Die Ballett-Akademie reagiert damit auf eine Diskussion über Unterrichtsmethoden in der Tanzszene, erst vergangenes Jahr gab es Berichte von Demütigung und Gewalt an der Wiener Ballettakademie. So spricht sich das neue Münchner Konzept deutlich gegen autoritäre Verhaltensweisen aus, die in der Tanzwelt nicht unüblich sind : Es solle künftig kein beleidigendes Feedback, keine unpassenden Bemerkungen zum Gewicht ("Body Shaming"), keine favorisierten Studierenden, keinen bloßen Fokus auf Resultate, keine Strafen für "nicht respektvolles Verhalten" geben. Stattdessen sollen die Studierenden ganzheitlich wahrgenommen und in ihrer individuellen Persönlichkeitsentwicklung gefördert werden. Helfen sollen dabei klare Strukturen und das Einbinden von Vertrauenspersonen. Zudem wolle die Schule eng mit den Eltern der oft minderjährigen Schülerinnen und Schüler zusammenarbeiten.

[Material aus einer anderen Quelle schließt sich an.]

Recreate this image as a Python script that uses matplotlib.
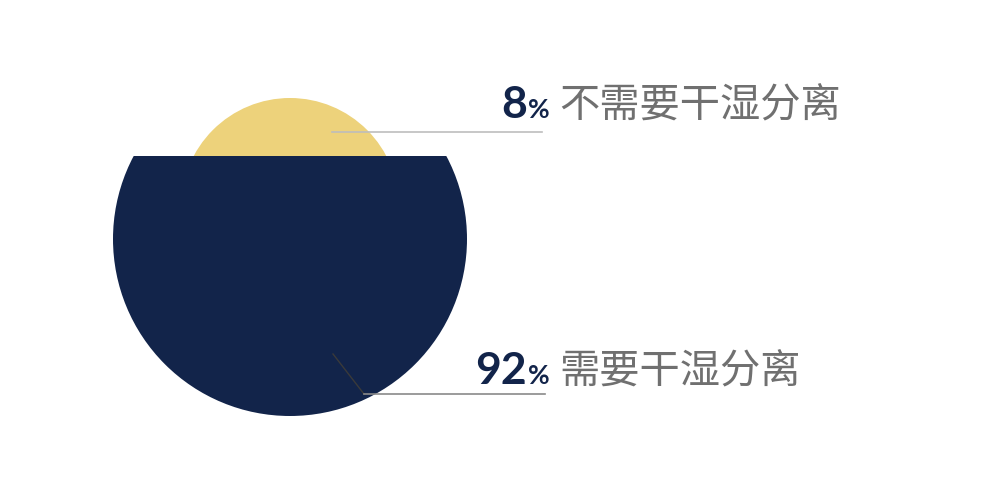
import matplotlib
matplotlib.use("Agg")
import matplotlib.pyplot as plt
from matplotlib.patches import Circle, Rectangle

# share of respondents
labels = ["不需要干湿分离", "需要干湿分离"]
values = [8, 92]

navy = "#12244a"
gold = "#edd27b"

fig = plt.figure(figsize=(10, 4.78), dpi=100)
ax = fig.add_axes([0, 0, 1, 1])
ax.set_xlim(0, 1000)
ax.set_ylim(478, 0)
ax.set_aspect("equal")
ax.axis("off")

# small gold disc sitting behind the big navy one
ax.add_patch(Circle((290, 207), 109, color=gold, lw=0, zorder=1))

# navy disc with its top sliced off
big = Circle((290, 239), 177, color=navy, lw=0, zorder=2)
ax.add_patch(big)
cut = Rectangle((0, 156), 1000, 400, transform=ax.transData)
big.set_clip_path(cut)

# leader lines
ax.plot([332, 542], [132, 132], color="#bdbdbd", lw=1.2, zorder=3)
ax.plot([333, 364], [354, 394], color="#3a3a3a", lw=1.0, zorder=3)
ax.plot([364, 545], [394, 394], color="#8a8a8a", lw=1.2, zorder=3)

# labels
rows = [118, 384]
for val, lab, y in zip(values, labels, rows):
    ax.text(527, y, str(val), ha="right", va="baseline", fontsize=32,
            fontweight="bold", family="Lato", color=navy, zorder=4)
    ax.text(528, y, "%", ha="left", va="baseline", fontsize=19,
            fontweight="bold", family="Lato", color=navy, zorder=4)
    ax.text(559, y - 2, lab, ha="left", va="baseline", fontsize=29,
            fontweight="light", family=["Noto Sans CJK SC", "DejaVu Sans"],
            color="#707070", zorder=4)

fig.savefig("out.png", dpi=100, facecolor="white")
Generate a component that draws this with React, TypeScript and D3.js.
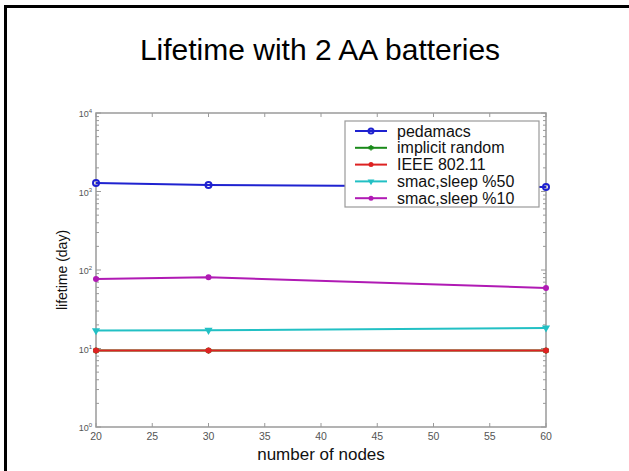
import React, { useEffect, useRef } from "react";
import * as d3 from "d3";

type Series = {
  name: string;
  color: string;
  marker: string;
  values: number[];
};

const nodes = [20, 30, 60];
const xTicks = [20, 25, 30, 35, 40, 45, 50, 55, 60];
const yTicks = [1, 10, 100, 1000, 10000];

const pedamacs = [1280, 1210, 1140];
const implicitRandom = [9.4, 9.4, 9.4];
const ieee80211 = [9.4, 9.4, 9.4];
const smac50 = [16.9, 17.1, 18.3];
const smac10 = [77, 81, 59];

const series: Series[] = [
  { name: "pedamacs", color: "#1f22d0", marker: "circle", values: pedamacs },
  { name: "implicit random", color: "#1a8a1a", marker: "star", values: implicitRandom },
  { name: "IEEE 802.11", color: "#dd2222", marker: "dot", values: ieee80211 },
  { name: "smac,sleep %50", color: "#22c0c4", marker: "tri", values: smac50 },
  { name: "smac,sleep %10", color: "#b01ab4", marker: "dot", values: smac10 },
];

const W = 629;
const H = 471;
const plot = { left: 96, top: 113, right: 546, bottom: 427 };

const App: React.FC = () => {
  const svgRef = useRef<SVGSVGElement>(null);

  useEffect(() => {
    const svg = d3.select(svgRef.current);
    svg.selectAll("*").remove();

    const x = d3.scaleLinear().domain([20, 60]).range([plot.left, plot.right]);
    const y = d3.scaleLog().domain([1, 10000]).range([plot.bottom, plot.top]);

    svg.append("rect").attr("width", W).attr("height", H).attr("fill", "#fff");

    // slide frame
    svg.append("rect")
      .attr("x", 5.5).attr("y", 6.5)
      .attr("width", W).attr("height", H)
      .attr("fill", "none").attr("stroke", "#000").attr("stroke-width", 3);

    svg.append("text")
      .attr("x", 320).attr("y", 60)
      .attr("text-anchor", "middle")
      .attr("font-family", "Liberation Sans, Arial, sans-serif")
      .attr("font-size", 30)
      .attr("fill", "#000")
      .text("Lifetime with 2 AA batteries");

    const axisColor = "#9a9a9a";
    const labelColor = "#555";
    const g = svg.append("g");

    // box
    g.append("rect")
      .attr("x", plot.left).attr("y", plot.top)
      .attr("width", plot.right - plot.left).attr("height", plot.bottom - plot.top)
      .attr("fill", "none").attr("stroke", axisColor).attr("stroke-width", 1.5);

    // x ticks (bottom and top)
    xTicks.forEach((t) => {
      const px = x(t);
      g.append("line").attr("x1", px).attr("x2", px)
        .attr("y1", plot.bottom).attr("y2", plot.bottom - 4)
        .attr("stroke", axisColor);
      g.append("line").attr("x1", px).attr("x2", px)
        .attr("y1", plot.top).attr("y2", plot.top + 4)
        .attr("stroke", axisColor);
      g.append("text")
        .attr("x", px).attr("y", plot.bottom + 13)
        .attr("text-anchor", "middle")
        .attr("font-family", "Liberation Sans, Arial, sans-serif")
        .attr("font-size", 10.5)
        .attr("fill", labelColor)
        .text(t);
    });

    // y ticks, major and minor, both sides
    yTicks.forEach((t, i) => {
      const py = y(t);
      [plot.left, plot.right].forEach((sx, k) => {
        const d = k === 0 ? 5 : -5;
        g.append("line").attr("x1", sx).attr("x2", sx + d)
          .attr("y1", py).attr("y2", py).attr("stroke", axisColor);
      });
      const lab = g.append("text")
        .attr("x", plot.left - 4).attr("y", py + 4)
        .attr("text-anchor", "end")
        .attr("font-family", "Liberation Sans, Arial, sans-serif")
        .attr("font-size", 9)
        .attr("fill", labelColor);
      lab.append("tspan").text("10");
      lab.append("tspan").attr("dy", -4).attr("font-size", 6).text(String(Math.log10(t)));
      if (i < yTicks.length - 1) {
        for (let m = 2; m <= 9; m++) {
          const my = y(t * m);
          [plot.left, plot.right].forEach((sx, k) => {
            const d = k === 0 ? 3 : -3;
            g.append("line").attr("x1", sx).attr("x2", sx + d)
              .attr("y1", my).attr("y2", my).attr("stroke", axisColor);
          });
        }
      }
    });

    // axis labels
    svg.append("text")
      .attr("x", 321).attr("y", 460)
      .attr("text-anchor", "middle")
      .attr("font-family", "Liberation Sans, Arial, sans-serif")
      .attr("font-size", 17)
      .attr("fill", "#111")
      .text("number of nodes");
    svg.append("text")
      .attr("transform", `translate(67,${(plot.top + plot.bottom) / 2}) rotate(-90)`)
      .attr("text-anchor", "middle")
      .attr("font-family", "Liberation Sans, Arial, sans-serif")
      .attr("font-size", 14)
      .attr("fill", "#111")
      .text("lifetime (day)");

    const drawMarker = (sel: d3.Selection<SVGGElement, unknown, null, undefined>, s: Series, cx: number, cy: number, r: number) => {
      if (s.marker === "circle") {
        sel.append("circle").attr("cx", cx).attr("cy", cy).attr("r", r)
          .attr("fill", "none").attr("stroke", s.color).attr("stroke-width", 2);
      } else if (s.marker === "tri") {
        const sym = d3.symbol().type(d3.symbolTriangle).size(r * r * 3.2);
        sel.append("path").attr("d", sym()!)
          .attr("transform", `translate(${cx},${cy}) rotate(180)`)
          .attr("fill", s.color);
      } else if (s.marker === "star") {
        const sym = d3.symbol().type(d3.symbolAsterisk).size(r * r * 3.2);
        sel.append("path").attr("d", sym()!)
          .attr("transform", `translate(${cx},${cy})`)
          .attr("fill", "none").attr("stroke", s.color).attr("stroke-width", 1.5);
      } else {
        sel.append("circle").attr("cx", cx).attr("cy", cy).attr("r", r).attr("fill", s.color);
      }
    };

    const line = d3.line<number>()
      .x((_, i) => x(nodes[i]))
      .y((d) => y(d));

    series.forEach((s) => {
      const sg = g.append("g");
      sg.append("path")
        .datum(s.values)
        .attr("d", line)
        .attr("fill", "none")
        .attr("stroke", s.color)
        .attr("stroke-width", 2);
      s.values.forEach((v, i) => drawMarker(sg, s, x(nodes[i]), y(v), 3));
    });

    // legend
    const lg = svg.append("g");
    const lx = 345;
    const ly = 121;
    const rowH = 16.8;
    lg.append("rect")
      .attr("x", lx).attr("y", ly)
      .attr("width", 194).attr("height", 86)
      .attr("fill", "#fff").attr("stroke", axisColor).attr("stroke-width", 1.2);
    series.forEach((s, i) => {
      const cy = ly + 10 + i * rowH;
      const rg = lg.append("g");
      rg.append("line")
        .attr("x1", lx + 10).attr("x2", lx + 42)
        .attr("y1", cy).attr("y2", cy)
        .attr("stroke", s.color).attr("stroke-width", 2);
      drawMarker(rg, s, lx + 26, cy, 2.5);
      rg.append("text")
        .attr("x", lx + 52).attr("y", cy + 5.5)
        .attr("font-family", "Liberation Sans, Arial, sans-serif")
        .attr("font-size", 16)
        .attr("fill", "#111")
        .text(s.name);
    });
  }, []);

  return (
    <svg
      ref={svgRef}
      width={W}
      height={H}
      style={{ position: "absolute", left: 0, top: 0 }}
    ></svg>
  );
};

export default App;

"Allen Verantwortlichen in der Tanzwelt sollte heute bewusst sein, dass der historisch-überlieferte Ansatz zur Ausbildung, geprägt durch ein autoritäres Meister-Schüler-Verhältnis, nicht mehr zeitgemäß ist", sagt Prof. Jan Broeckx, Leiter der Ballett-Akademie, in der Mitteilung. Das Konzept wurde während des vergangenen Studienjahres in Workshops mit Lehrenden und Studierenden erarbeitet und diskutiert. Laut HMTM sei es seit Oktober verbindlich und soll regelmäßig überprüft und angepasst werden. Der nächste Schritt sei aber nun, das Konzept in die "täglich gelebte Praxis" zu integrieren, wie Hochschulpräsident Redmann sagte.
Die Ballett-Akademie der Hochschule für Musik und Theater München ist die einzige staatliche Ausbildungsstätte für professionellen Bühnentanz in Bayern. Hier trainieren pro Jahr 40 Tänzerinnen und Tänzer im Bachelor-Studiengang Tanz, hinzu kommen laut Hochschule rund 60 besonders begabte Jungstudierende, die die Ausbildung neben der Schule absolvieren. Gegründet wurde die Akademie 1995 von Konstanze Vernon, Primaballerina und ehemalige Leiterin des Bayerischen Staatsballetts.